▶ _Input_:
======
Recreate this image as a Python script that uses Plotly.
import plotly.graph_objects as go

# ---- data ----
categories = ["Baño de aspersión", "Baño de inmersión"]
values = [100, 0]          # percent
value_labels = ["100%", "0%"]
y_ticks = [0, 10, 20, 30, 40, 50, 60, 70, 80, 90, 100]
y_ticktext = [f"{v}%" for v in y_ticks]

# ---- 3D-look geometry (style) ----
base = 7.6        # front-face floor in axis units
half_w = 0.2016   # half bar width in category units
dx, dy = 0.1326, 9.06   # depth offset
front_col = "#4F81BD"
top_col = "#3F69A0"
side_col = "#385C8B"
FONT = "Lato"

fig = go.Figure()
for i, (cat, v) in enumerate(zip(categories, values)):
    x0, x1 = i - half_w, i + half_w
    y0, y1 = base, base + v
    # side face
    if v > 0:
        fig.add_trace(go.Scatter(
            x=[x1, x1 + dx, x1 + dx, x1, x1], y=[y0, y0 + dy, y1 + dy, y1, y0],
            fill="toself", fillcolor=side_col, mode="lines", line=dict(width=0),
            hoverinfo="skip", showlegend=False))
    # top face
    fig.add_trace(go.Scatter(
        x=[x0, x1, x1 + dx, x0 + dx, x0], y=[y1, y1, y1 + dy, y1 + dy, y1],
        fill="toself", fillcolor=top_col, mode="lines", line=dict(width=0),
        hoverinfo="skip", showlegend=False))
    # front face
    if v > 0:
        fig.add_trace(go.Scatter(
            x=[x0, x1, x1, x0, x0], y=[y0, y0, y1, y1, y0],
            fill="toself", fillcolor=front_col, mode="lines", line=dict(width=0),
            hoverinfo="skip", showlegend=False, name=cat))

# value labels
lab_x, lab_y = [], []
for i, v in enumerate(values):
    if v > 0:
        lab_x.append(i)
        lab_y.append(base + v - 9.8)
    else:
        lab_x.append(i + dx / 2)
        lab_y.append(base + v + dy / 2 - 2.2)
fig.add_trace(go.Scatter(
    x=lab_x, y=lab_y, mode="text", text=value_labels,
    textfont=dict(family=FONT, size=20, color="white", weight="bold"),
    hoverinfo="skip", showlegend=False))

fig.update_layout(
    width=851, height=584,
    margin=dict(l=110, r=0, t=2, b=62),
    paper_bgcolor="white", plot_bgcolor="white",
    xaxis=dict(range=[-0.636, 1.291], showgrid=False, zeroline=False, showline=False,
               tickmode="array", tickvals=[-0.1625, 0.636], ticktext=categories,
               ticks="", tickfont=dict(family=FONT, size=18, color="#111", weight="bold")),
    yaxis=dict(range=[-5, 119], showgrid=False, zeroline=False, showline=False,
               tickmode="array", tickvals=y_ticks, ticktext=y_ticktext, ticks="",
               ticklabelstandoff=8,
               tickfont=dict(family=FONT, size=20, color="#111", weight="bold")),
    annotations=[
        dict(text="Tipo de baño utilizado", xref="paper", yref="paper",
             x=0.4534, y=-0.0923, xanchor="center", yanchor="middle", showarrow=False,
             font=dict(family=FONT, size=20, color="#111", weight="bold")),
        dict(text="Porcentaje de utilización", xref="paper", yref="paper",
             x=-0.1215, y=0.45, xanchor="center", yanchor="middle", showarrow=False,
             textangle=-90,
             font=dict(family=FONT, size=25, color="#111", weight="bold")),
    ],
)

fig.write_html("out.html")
======
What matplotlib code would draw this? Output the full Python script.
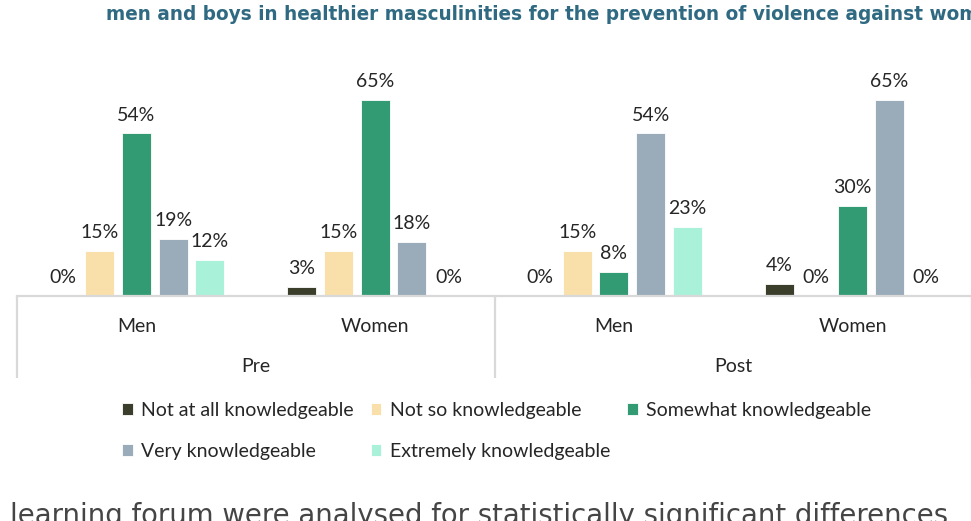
======
▶ _Stated task_: Which lines hold the word "this"? Copy each of them from the records.

▶ _Answer below_:
Recreate this image as a Python script that uses Plotly.
What matplotlib code would draw this? Output the full Python script.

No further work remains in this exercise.